El creyente que mueve al genio de Ulm hacia críticas punzantes es víctima de un extraño complejo que afectaría a los científicos de todos los tiempos, que viven en estrecho contacto con lo insondable y por tanto desarrollan una inevitable sensibilidad religiosa. El chileno Benjamín Labatut se encargó en un ensayo, con el emblemático título de Un verdor terrible, de mostrar cómo se complica la aventura del conocimiento justo cuando se aproxima a lo insondable, porque exige la disponibilidad del sujeto investigador para desmentir la concepción del mundo tal como se ha concebido hasta ese momento para aventurarse en una forma de comprensión totalmente nueva, hasta el punto de –con una cierta dosis de audacia– poder afirmar que la verdadera ciencia, la que nos adentra en la verdad, no es la lógica racional sino el relato, la literatura.

Esto se debe a que la lógica racional, de la que Einstein se servía a manos llenas, no contempla –paradójicamente– una de las dimensiones esenciales que el físico reconocía como propias de la realidad, es decir, su “ser en el tiempo”. La lógica no tiene tiempo. Su tarea es formalizar el conocimiento y abstraerla de cualquier temporalidad. Sin embargo, ciertas verdades fundamentales de la vida, como nos enseña la epistemología del testimonio, no llegan a nosotros mediante áridos manuales sino mediante la complejidad de una existencia llena de historias y encuentros. Aristóteles distinguía claramente entre dos formas de conocimiento: una de tipo lógico y formal, que el estagirita identificaba con el eslogan “scire per causas”, y otra de tipo vital e histórico, que se resumía en el lema “scire qua re”. El proceso de conocimiento puede proceder hasta cierto punto “per causas”, y entonces no puede dejar de admitir una suerte de deísmo impersonal y abstracto. Ningún Dios podrá situarse nunca al término de una ecuación o señalar su presencia en la aporía de un procedimiento matemático.

Por otro lado, el conocimiento mediante testimonio, en el que se apoya la fe, en el momento de evaluarla a corto plazo, presenta límites notables de credibilidad, pero en ambos casos –conocimiento por lógica o por testimonio– la dimensión temporal no suele desarrollarse lo suficiente, según un axioma inaudito para los físicos pero no para los griegos, para los cuales debo convivir con una Verdad para poderla abrazar, verificar y hacerla mía.

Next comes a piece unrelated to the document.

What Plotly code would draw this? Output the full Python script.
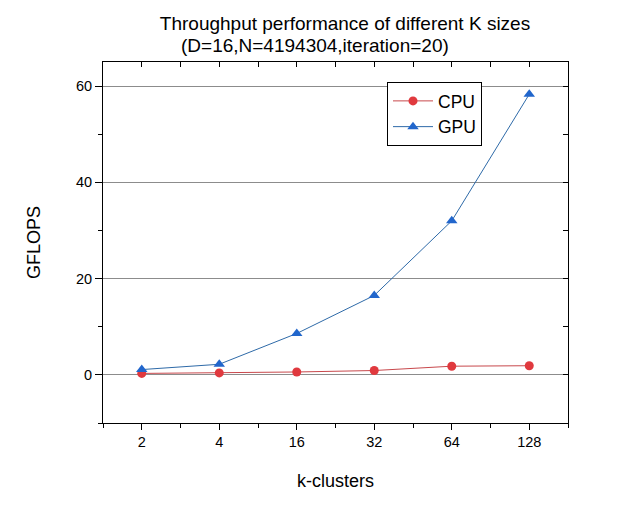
import plotly.graph_objects as go

# data
k_labels = ['2', '4', '16', '32', '64', '128']
cpu_gflops = [0.3, 0.4, 0.6, 0.9, 1.8, 1.9]
gpu_gflops = [1.1, 2.2, 8.6, 16.5, 32.0, 58.3]
y_ticks = [0, 20, 40, 60]

x_pos = list(range(len(k_labels)))
font = 'Liberation Sans, Arial, sans-serif'

data = [
    go.Scatter(x=x_pos, y=cpu_gflops, name='CPU', mode='lines+markers',
               line=dict(color='#c8484c', width=1),
               marker=dict(symbol='circle', size=9, color='#e0393e')),
    go.Scatter(x=x_pos, y=gpu_gflops, name='GPU', mode='lines+markers',
               line=dict(color='#2e6aa8', width=1),
               marker=dict(symbol='triangle-up', size=10, color='#2166cc')),
    # empty trace so the top/right tick axes get drawn
    go.Scatter(x=[], y=[], xaxis='x2', yaxis='y2', showlegend=False, hoverinfo='skip'),
]

# page has an 8px body margin, so the figure is 616x500
W, H = 616, 500
L, R, T, B = 95, 56, 54, 85
pw, ph = W - L - R, H - T - B

layout = go.Layout(
    width=W, height=H,
    paper_bgcolor='white', plot_bgcolor='white',
    margin=dict(l=L, r=R, t=T, b=B),
    font=dict(family=font, color='black'),
    title=dict(text='Throughput performance of different K sizes',
               font=dict(size=19), x=337 / W, xanchor='center',
               y=1 - 15 / H, yanchor='middle'),
    annotations=[dict(text='(D=16,N=4194304,iteration=20)', xref='paper', yref='paper',
                      x=(307 - L) / pw, y=1 + (T - 38) / ph, xanchor='center',
                      yanchor='middle', showarrow=False, font=dict(size=19))],
    xaxis=dict(range=[-0.5, 5.5], tickvals=x_pos, ticktext=k_labels,
               ticks='outside', ticklen=6, tickcolor='black', showgrid=False,
               zeroline=False, showline=True, linecolor='black', linewidth=1,
               tickfont=dict(size=14.5),
               minor=dict(dtick=0.5, tick0=0, ticks='outside', ticklen=4, tickcolor='black'),
               title=dict(text='k-clusters', font=dict(size=18), standoff=24)),
    yaxis=dict(range=[-10, 65], tickvals=y_ticks, ticks='outside', ticklen=7,
               tickcolor='black', showgrid=True, gridcolor='#8c8c8c', gridwidth=1,
               zeroline=False, showline=True, linecolor='black', linewidth=1,
               tickfont=dict(size=14.5),
               minor=dict(dtick=10, tick0=0, ticks='outside', ticklen=4, tickcolor='black'),
               title=dict(text='GFLOPS', font=dict(size=18), standoff=30)),
    xaxis2=dict(overlaying='x', side='top', range=[-0.5, 5.5], dtick=0.5, tick0=0,
                ticks='inside', ticklen=5, tickcolor='black', showticklabels=False,
                showgrid=False, zeroline=False, showline=True, linecolor='black'),
    yaxis2=dict(overlaying='y', side='right', range=[-10, 65], dtick=10, tick0=0,
                ticks='inside', ticklen=5, tickcolor='black', showticklabels=False,
                showgrid=False, zeroline=False, showline=True, linecolor='black'),
    legend=dict(x=(379 - L) / pw, y=(415 - 74) / ph, xanchor='left', yanchor='top',
                bordercolor='black', borderwidth=1, bgcolor='white',
                font=dict(size=17.5), tracegroupgap=0, itemwidth=40),
    showlegend=True,
)

fig = go.Figure(data=data, layout=layout)
fig.write_html('out.html')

El tiempo es lo que hace verdadero el descubrimiento, y la literatura –entendida como la historia de una Verdad en la propia vida– es el saber que mejor se adapta para explorarla y narrarla.

Por lo demás, este es el último resultado al que llegaban los estudios de Einstein: el hecho de que la especialización del saber y su división por parcelas no era la respuesta adecuada para un universo que cuanto más se complica, más interpela a la inteligencia humana completa, en todas sus dimensiones. Puede parecer banal, pero no se llega a ningún conocimiento metafísico si, en un momento dado del conocimiento físico, no se está dispuesto a dejar atrás el sendero conocido para seguir algo, para dar crédito y tiempo a alguien. Porque si bien es cierto que el conocimiento siempre es un acontecimiento, aún más cierto es que ese acontecimiento requiere que se asuma un riesgo personal para poder ser secundado y verificado. Sería muy cómodo poder descubrir la vida quedándose cómodamente en una habitación, sin enfrentarse a una realidad que nos asalta y que no se conforma con fórmulas ni principios.

La verdadera decisión ética de nuestro tiempo, así como la esencia de toda nuestra acción educativa, consiste en intentar vivir, arriesgar por aquello que razón y afecto reconocen –aunque solo sea por un instante– como una ocasión para aprender a vivir. Ese riesgo que un día lejano, en un lugar desconocido y en un tiempo insondable, será sin duda el mejor tema de conversación para entablar con Einstein y sus amigos.